Bandoleros, de Joao Gilberto Noll es una de esas novelas que no
pasan inadvertidas. Perturba, conmociona y provoca al lector desde sus riesgos
formales, pero sobre todo por la violencia y el nihilismo que contiene el
relato de un autor nacido en Porto Alegre en 1944.
Al terminar la lectura de Bandoleros se percibe un desasosiego similar al que provoca
cualquiera de las grandes novelas de Bolaño (Los detectives salvajes, 2666).
La inmediata lectura del pie de impresión y una rápida búsqueda por la red
confirman dos o tres datos importantes: que Bandoleros
fue publicada originalmente en Porto Alegre en 1985; que es la primera
novela del autor traducida al español (ya van cuatro), por la casa argentina
Adriana Hidalgo y su primera edición data del año 2008; que el autor es considerado
uno de los más importantes en lengua brasileña de las últimas décadas y la
crítica lo emparienta directamente con Samuel Beckett y acaso cierta desmesura
propia de los filmes de Godard de los años 60.
Bolaño, Beckett, Godard, vaya referencias para irse
acercando a una prolífica obra que viene escribiendo el casi desconocido –para
nosotros, montevideanos- Joao Gilberto Noll, a bastante menos de mil
kilómetros, en la no tan cercana Porto Alegre. La mención personal a Bolaño
tiene, asimismo, dos significados: el parentesco en el pulso narrativo (manejo
similar de rupturas temporales, escenarios desangelados de los que entran y
salen personajes, tiempos, ciudades, relatos y –acaso- distintas versiones) y
la certeza de que hay pocas obras –en el Río de la Plata y tal vez en todo el
continente- tan implacables como las de ambos. Para la anécdota queda que
Bolaño difícilmente pudo leer a Noll, traducido al español, y que Noll no pudo
–antes de escribir Bandoleros y su
larga serie de novelas- leer esos grandes novelones del chileno, sencillamente
porque aún no habían sido publicados. Contemporáneos y seguramente invisibles.

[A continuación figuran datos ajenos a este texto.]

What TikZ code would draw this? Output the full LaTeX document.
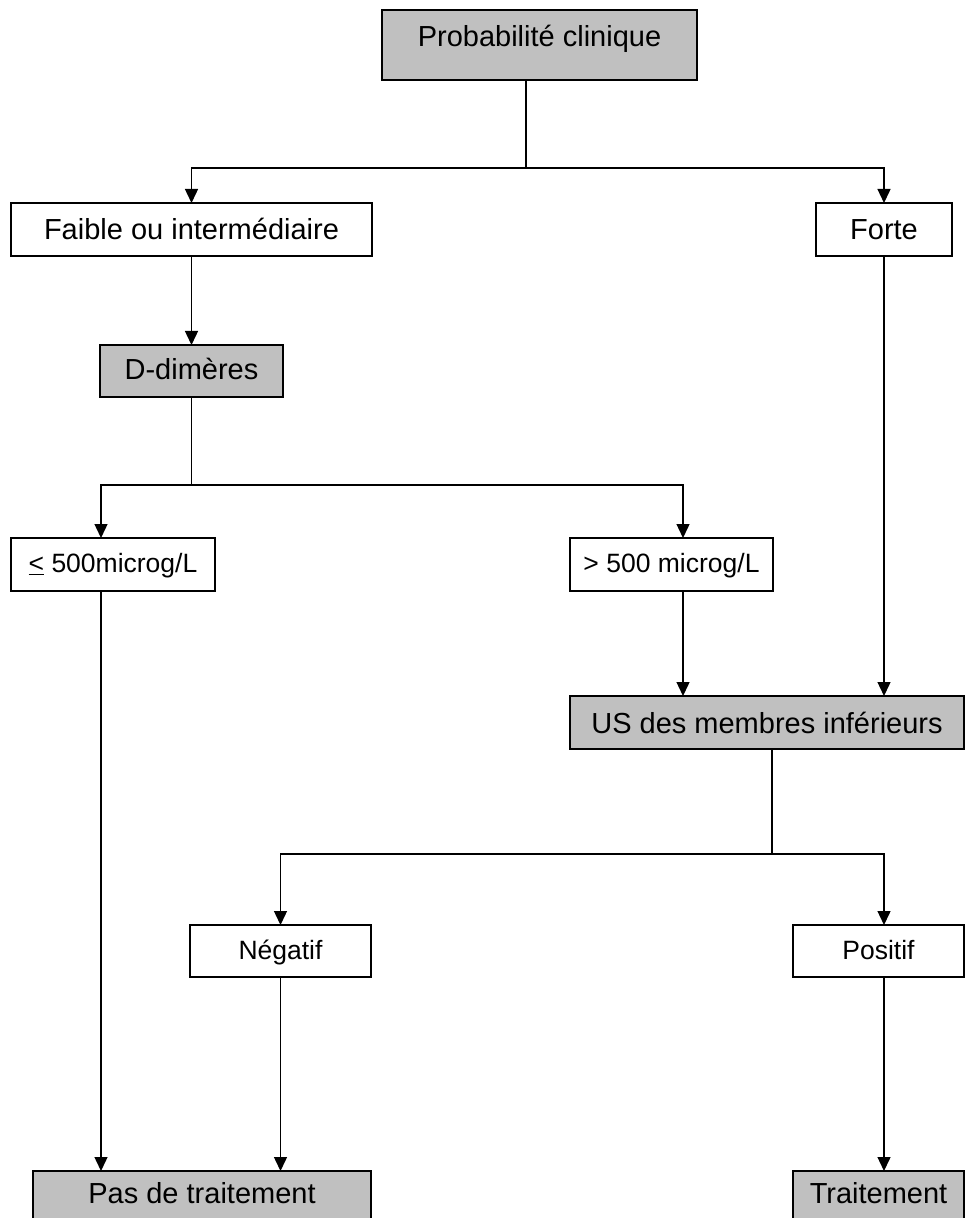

Seguramente ambos leyeron a Borges, a Sábato (de hecho, Noll
le dedica tres páginas a ciertas peripecias del escritor argentino en Boston),
vieron las películas de Godard, husmearon en Beckett, pero sobre todo
pertenecen a una misma generación. Es difícil dejar los parentescos de lado,
las especulaciones, cuando se lee una novela como Bandoleros, que narra y entrecruza historias que llevan al lector
de Rio de Janeiro a Nueva York, o a un
oscuro rincón rural brasileño en el que se cruzan las vidas del alcohólico
Steve –el trastornado hijo de un ex cónsul brasileño en Brasil- y del narrador
–un escritor recién divorciado de una académica que fue parte de una secta
posfilosófica en Boston. Hay otros personajes, hay vueltas temporales que hacen
generan la sensación de cinta de Moebius en el hilo narrativo (una historia
lleva a otra historia que vuelve a llevar a la primera historia, y deja de
importar cuál es real o cuál es una versión de sí misma).
La habilidad narrativa de Noll es formidable. Bandoleros es uno de esos relatos que
devuelven el carácter de arte a la buena literatura, tan bastardeada en los
últimos años por los grandes sellos editoriales. Sería bueno que el
descubrimiento que hizo Adriana Hidalgo le generara al autor unos cuantos
lectores de este lado del Río de la
Plata , tan cerca y tan lejos de Porto Alegre. Tan lejos y tan
cerca de Bolaño y la mejor tradición del continente.